Several Democratic governors, mayors and lawmakers from the United States were beginning to filter out of the conference Tuesday, after a coordinated push to persuade world leaders that Trump does not represent the United States on climate. Earlier this week, leaders of Canada and Mexico agreed to enter into discussions about clean-energy initiatives with an alliance of 14 states and the island territory of Puerto Rico, which have pledged to meet their share of the U.S. commitment to the Paris accord.
Catherine McKenna, Canada’s environment minister, said at a meeting with Brown and Washington Gov. Jay Inslee that the agreement was a “great example that we’re all in this together.”
Inslee said: “This strategy is working. Not one single country has expressed one single word of doubt or lack of confidence in the Paris agreement just because Donald Trump is still a climate denier.”
The specter of Trump loomed large over the conference, where activists wore “We are still in” buttons, drank from reusable water bottles and traveled between buildings on free, shared bicycles.
Trump has called climate change a hoax, and the White House sparked a protest Monday with its event promoting coal. Protesters yelled that “clean coal is bull—-“ and that White House officials are “a bunch of liars.”
Laurence Tubiana, France’s former ambassador for climate change negotiations, said: “The United States is really isolated from the process point of view … Nobody’s backtracking. And even the discussion, the negotiation is going well — with its normal difficulties — it’s going well.”
While Trump has announced the United States’ withdrawal from the Paris agreement, the exit cannot take effect until 2020. Miguel Arias Cañete, European commissioner for climate action and energy, said he did not yet know how to assess the White House’s position in the talks. But he said he was encouraged by U.S. governors and mayors insisting that they will still move to cut emissions.
“America is still in,” Cañete said. “Our perception is, fortunately, there is real action on the ground, and we’re very pleased.”
He said as long as the U.S. hasn’t left the agreement, the country is “entitled to participate” in talks.
With higher-level politicians from other countries expected to arrive at the conference Wednesday, Cañete said, “We’re now landing in the political level, and we’ll see what the positions of the United States are.”
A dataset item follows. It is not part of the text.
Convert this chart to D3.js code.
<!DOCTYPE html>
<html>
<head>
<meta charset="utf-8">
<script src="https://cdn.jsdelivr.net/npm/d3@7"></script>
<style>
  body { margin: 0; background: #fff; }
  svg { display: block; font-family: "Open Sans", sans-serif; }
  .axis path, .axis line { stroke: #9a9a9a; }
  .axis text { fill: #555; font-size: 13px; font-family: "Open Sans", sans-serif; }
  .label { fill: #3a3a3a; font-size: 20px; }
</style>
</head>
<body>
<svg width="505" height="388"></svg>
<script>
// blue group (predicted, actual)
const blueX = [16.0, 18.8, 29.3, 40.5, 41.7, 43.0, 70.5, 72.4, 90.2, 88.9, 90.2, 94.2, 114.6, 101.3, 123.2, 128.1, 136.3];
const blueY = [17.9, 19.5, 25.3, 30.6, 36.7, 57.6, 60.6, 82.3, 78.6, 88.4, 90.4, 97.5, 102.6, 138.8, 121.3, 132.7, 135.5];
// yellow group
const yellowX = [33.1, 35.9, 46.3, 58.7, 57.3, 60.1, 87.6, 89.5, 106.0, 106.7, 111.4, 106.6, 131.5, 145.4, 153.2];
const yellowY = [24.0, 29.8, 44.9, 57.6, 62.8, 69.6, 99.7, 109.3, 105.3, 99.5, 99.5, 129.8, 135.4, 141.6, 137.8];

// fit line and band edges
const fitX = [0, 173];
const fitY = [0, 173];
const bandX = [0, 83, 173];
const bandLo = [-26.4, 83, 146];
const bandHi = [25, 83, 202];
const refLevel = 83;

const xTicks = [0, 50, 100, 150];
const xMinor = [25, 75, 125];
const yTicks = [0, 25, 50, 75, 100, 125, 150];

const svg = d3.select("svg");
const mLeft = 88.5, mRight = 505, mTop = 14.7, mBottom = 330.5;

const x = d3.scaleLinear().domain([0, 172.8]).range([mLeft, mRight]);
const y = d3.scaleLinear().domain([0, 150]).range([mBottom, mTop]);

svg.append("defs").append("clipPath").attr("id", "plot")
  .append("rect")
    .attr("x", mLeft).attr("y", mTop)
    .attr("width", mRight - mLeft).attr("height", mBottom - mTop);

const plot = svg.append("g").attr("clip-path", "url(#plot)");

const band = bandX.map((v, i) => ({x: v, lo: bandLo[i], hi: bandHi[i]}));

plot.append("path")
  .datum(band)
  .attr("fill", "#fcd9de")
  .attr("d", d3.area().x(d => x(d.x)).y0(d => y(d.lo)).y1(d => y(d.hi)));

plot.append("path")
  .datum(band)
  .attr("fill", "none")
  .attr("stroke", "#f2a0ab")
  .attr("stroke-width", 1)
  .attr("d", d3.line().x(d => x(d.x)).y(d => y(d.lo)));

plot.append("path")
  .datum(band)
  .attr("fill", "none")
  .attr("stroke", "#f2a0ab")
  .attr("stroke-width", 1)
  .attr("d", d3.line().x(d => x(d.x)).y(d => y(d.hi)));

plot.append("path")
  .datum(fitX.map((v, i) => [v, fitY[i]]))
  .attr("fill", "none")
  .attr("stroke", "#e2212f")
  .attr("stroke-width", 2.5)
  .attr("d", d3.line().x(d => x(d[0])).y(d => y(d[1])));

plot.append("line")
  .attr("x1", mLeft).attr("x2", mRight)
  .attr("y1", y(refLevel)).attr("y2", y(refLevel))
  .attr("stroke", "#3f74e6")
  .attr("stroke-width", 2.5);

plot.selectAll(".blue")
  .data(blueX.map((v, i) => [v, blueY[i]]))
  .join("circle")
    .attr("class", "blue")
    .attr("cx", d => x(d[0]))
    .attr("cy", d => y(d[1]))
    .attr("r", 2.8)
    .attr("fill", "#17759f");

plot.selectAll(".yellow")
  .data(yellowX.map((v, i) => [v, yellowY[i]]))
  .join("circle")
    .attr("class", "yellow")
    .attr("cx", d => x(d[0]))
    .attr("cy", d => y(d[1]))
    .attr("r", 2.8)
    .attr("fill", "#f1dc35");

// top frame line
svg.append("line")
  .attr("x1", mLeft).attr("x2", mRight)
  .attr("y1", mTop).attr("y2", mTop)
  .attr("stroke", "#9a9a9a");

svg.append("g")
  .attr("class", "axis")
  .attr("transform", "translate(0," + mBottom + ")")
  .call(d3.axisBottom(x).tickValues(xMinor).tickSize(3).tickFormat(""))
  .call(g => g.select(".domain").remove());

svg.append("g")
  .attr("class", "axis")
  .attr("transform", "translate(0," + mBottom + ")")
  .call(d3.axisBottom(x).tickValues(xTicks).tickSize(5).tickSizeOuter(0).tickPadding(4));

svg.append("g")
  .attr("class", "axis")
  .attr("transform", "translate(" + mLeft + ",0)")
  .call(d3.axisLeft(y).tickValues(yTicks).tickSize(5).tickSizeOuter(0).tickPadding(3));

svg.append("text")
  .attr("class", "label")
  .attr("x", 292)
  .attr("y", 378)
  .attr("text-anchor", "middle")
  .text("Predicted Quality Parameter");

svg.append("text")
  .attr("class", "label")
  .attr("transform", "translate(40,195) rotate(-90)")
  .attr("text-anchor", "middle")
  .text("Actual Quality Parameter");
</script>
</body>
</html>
Few observers were expecting a dramatic shift, however, from the previous week. Dave Banks, Trump’s energy adviser, who led the controversial coal panel, told POLITICO that U.S. policy on fossil fuels is separate from what American diplomats are quietly discussing in negotiation halls.
“There’s a reason we didn’t talk about negotiations, because negotiations are over there,” Banks said, referring the other side of a sprawling campus here where global environment leaders are discussing implementation of the Paris agreement. “Over here is where you can have more general policy discussions.”
Tom Shannon, a State Department veteran who has served as ambassador to Brazil, will not arrive Wednesday as planned to take the reins from career negotiators who were in charge for the first week, the State Department said Tuesday.
But Banks said Shannon would not have taken up the White House’s coal banner.
“So you think he’s going to say, ‘We’re going to promote coal’?” Banks said. “No, that’s a policy discussion. It’s not a negotiation.”
Banks also insisted the controversial U.S. panel on coal wasn’t meant to push exports of U.S. fossil fuels but rather to open a practical discussion that wouldn’t otherwise occur at a climate conference.
“We’re not selling coal or gas or nuclear power,” he told reporters in a huddle
In their official discussions with foreign diplomats, State Department negotiators are taking positions similar to the Obama administration on technical issues, including on how countries should report on and demonstrate their progress in reducing greenhouse gas emissions. Banks confirmed that the delegation has the same goal to require more developed countries to meet the same standards as the U.S.
One senior African negotiator described the situation for U.S. delegates as “a bit weird.”
“I think the mandate is not to be a blocker,” he said. “They engage, but in the end they’re not the ones calling the shots.”
American negotiators are also taking a “tough line” against industrialized nations paying more for less-developed countries to address climate change, said Alden Meyer, director of strategy and policy for the Union of Concerned Scientists.
While the negotiations on technical matters continued to unfold, climate activists were looking forward to a potentially difficult climate conference next year in Poland, a major coal-producing state — and to the next presidential election in the United States.
As Inslee told one audience, “The next president of the United States is not going to be a climate denier.”